Server limits: The server is not able to respond immediately, it needs to finish TLS handshake in a case of https, where cryptographic manipulations extensively utilize a processor time, the server needs to spend a time to analyze a request and to get data from database. Meanwhile the client is waiting.

In order to maximize a frequency of client requests you basically need two things:

  1. cooperative multitasking (asyncio)
  2. connection pool (aiohttp)

Let's go back to the magic line:

await asyncio.gather(*[worker(session) for _ in range(TOTALREQ)]) 

1. Cooperative Multitasking (asyncio)

asyncio is here to get the maximum from computer's hardware and resources.

Event loop is a single non-blocking thread that tries to figure out how to carry out 1 million requests on client's 4 CPU cores through a single network card.

On the right side of the picture, you can see a limited count of physical CPUs.

On the left side of the picture, there are tasks that our program desires to do:

  • send 1 request and get 1 response: it is a 1 task;
  • send 1000 requests and get 1000 responses: it is 1000 tasks which could be parallelized.

Concretely in Python a single task can be represented by async coroutine ("worker()" in my example) consisted of a bunch of await blocks.

How to execute 1000 tasks on 4-8 CPU cores in the most effective way?

Whenever a coroutine "stucks" awaiting for a server response, event loop of asyncio pauses that coroutine, pulling one from CPU execution to the memory, and then asyncio schedules another coroutine on a free CPU. The processor never sleeps, and event loop fills the gaps of awaiting events.

2. Connection Pool (aiohttp)

If to generate multiple requests without any optimization, then a huge amount of CPU time will be consumed to close the old connection and to establish a new one for each upcoming request.

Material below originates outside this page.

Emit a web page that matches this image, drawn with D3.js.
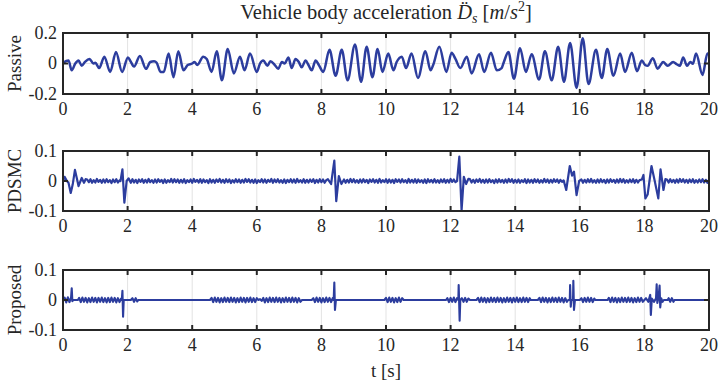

Another point is that TLS handshake is a pretty consuming operation. Whenever connection is closed, TLS handshake must be carried out again to open a new connection.

To increase a frequency of requests TLS tunnel should be reused for multiple requests.

Connection pool keeps as many as possible open TLS connections. aiohttp opens a new connection and holds the connection as long as necessary. Upcoming requests load the pool evenly and go to the server via reused TLS tunnels. Each open connection means an open socket (file descriptor) and a context in the memory.

Performance Measurements

500 requests (TOTALREQUESTS = 500)

$ time ./aiohttp-request-generator.py
real    0m3.701s

5000 requests (TOTALREQUESTS = 5000)

$ time ./aiohttp-request-generator.py
real    0m25.393s

500 requests with only 1 thread
I don't provide a code example here, I just used 1 coroutine and for _ in range(500) in the worker(). You can see how slower it is.

$ time ./aiohttp-request-generator.py
real    4m0.640s

5000 requests per 25 seconds at most.

Implementation Notes

  1. You could see more complex solutions with semaphores and different fancy coroutine configurations, but seems like asyncio and aiohttp are pretty smart enough, so I see comparable results during my experiments.
  2. google.com acts as a test server, and because google.com is able to process 40000 requests per second, our 5000 requests doesn't harm too much.
  3. I ignore the result and error handling for a sake of simplicity, so this example is easier to understand and test. Performance results are following further in the article. Basically, Google quickly identifies the script as a robot, and the captcha is being returned constantly.
  4. connector is not really needed for this simple example, but I left the line just in case: it is useful to have connector there to configure connection parameters during the experiments.
  5. When you add the real application logic to form the request and process the response you should see increasing CPU consumption.